Platform piece by Party Education Spokesperson, Danny Kinahan MLA

The following is a Platform Piece by the Party's Education spokesperson and vice-Chair of the Assembly's Education committee, Danny Kinahan MLA, which appeared in the Belfast Telegraph on Tuesday 30 July.

Dr Michael O Duibh is Chairman of the representative body for Irish-medium education in Northern Ireland.  In Wednesday’s platform piece he sought to position his sector as key to the advancement of shared education in Northern Ireland.  Mr O Duibh is mistaken.

Whilst recent Education Ministers have looked favourably to the Irish-medium sector, and whilst minority languages were upheld in the Belfast Agreement, the Ulster Unionist Party doesn't believe that any particular sector should be given undue advantage over another.

Unfortunately that is what the current flawed ESA (Education) Bill is shamelessly trying to do and that is why my Party will be challenging it. 

The Ulster Unionist Party believes that pupils and parents should be free to choose schools and subjects and, when it comes to languages, have a range of options which will serve them well for life and work in the global marketplace. French, German, Chinese, Spanish and indeed Irish are all useful. 

If you look at DENI’s figures regarding the strength of Irish-medium education you will see there are 28 primary schools and one post primary, along with some 13 Irish-medium units of differing types. Between them all they have only 4,600 pupils; that’s 1.3% of the entire Northern Ireland school population of over 313,000 young people.

Despite their small market share, we recognise Irish-medium as a valid choice for some parents; however, the real questions are whether they deliver a quality education and whether there is enough demand to make the sector sustainable?

The issue of quality education;  figures show that in 2012/13 43.5%  of the pupils who attended the only Irish-medium post primary school, Colaiste Feirste, achieved five GCSEs including English and maths at grades A* to C. This is significantly below the overall Northern Ireland average of 60.1% for post primaries.

Whilst I fully acknowledge that there are a range of attainment levels across every sector, unfortunately for Mr O Duibh the limited evidence available does not demonstrate that Irish-medium schools offer an outstanding education.
The issue of demand; whilst the Ulster Unionist Party does not universally accept the arbitrary Bain benchmark of 105 pupils supposedly needed to make primary schools sustainable, the Minister himself is wedded to it! Of the 28 Irish-medium primary schools, 17 fall short of minimum enrolment numbers.   

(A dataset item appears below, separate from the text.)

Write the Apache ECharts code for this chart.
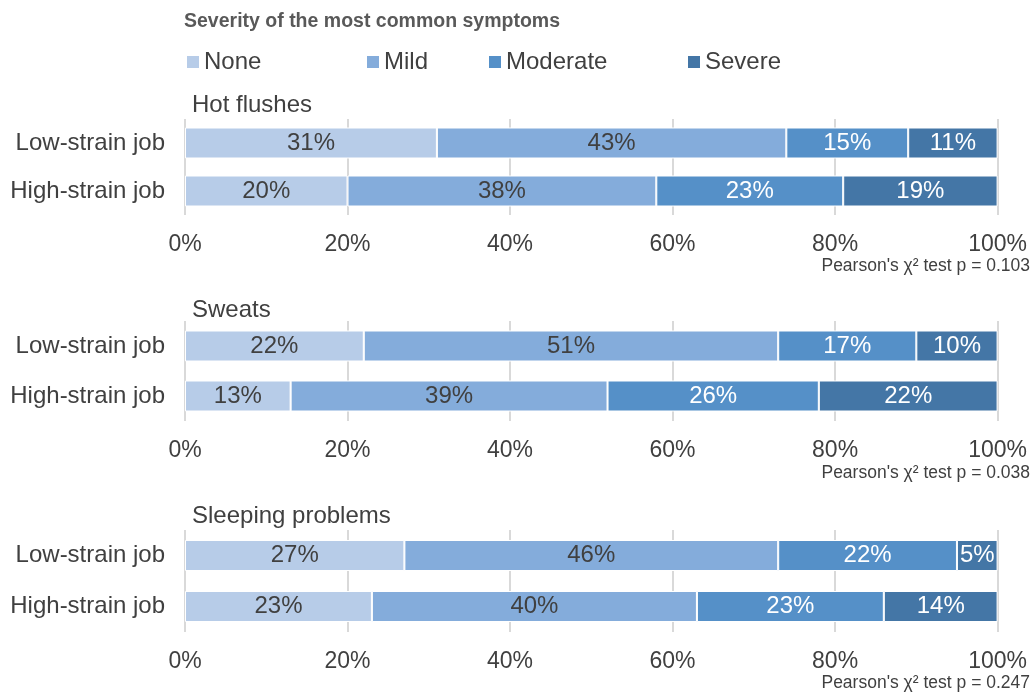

How then can he possibly justify opening new Irish-medium schools, often in large urban areas when there is insufficient local demand.   

The Chairman of Comhairle na Gaelscolaíochta quoted an interesting statistic in his platform piece.  He indicated that because 72% of Irish-medium Schools are within the ‘other maintained sector’ they were somehow more integrated. The fact is - of the 29 Irish-medium schools, 21 have no Protestant pupils, and the remaining 8 all have fewer than 5. Out of 4,600 pupils, there are no more than 40 Protestants pupils.  Hardly a statistic that turns the Irish-medium sector into the flag carrier of shared education?

Shared education must now become a definitive target rather than a distant aspiration.  People working across the education system need to agree a long-term future with collaboration rather than isolationism at its core.

All sectors will need to make compromises and consider new viewpoints whether they are maintained, controlled, voluntary, Irish-medium or integrated.  Working together will always accomplish more than operating in isolation.

Above all we need leadership from the Minister and unfortunately his track record does not support collaborative consultation but seems to favour an ‘ourselves alone’ approach.

The concept of a genuinely shared education system holds wide appeal for many parents and has attracted support from President Obama, his predecessor President Bush and the UK Government.

Whilst there is undoubtedly a place for Irish-medium education within the new arrangements, I believe that Michael O Duibh is mistaken if he seriously expects the rest of us to buy the notion of Irish-medium education leading the vanguard towards a single shared system.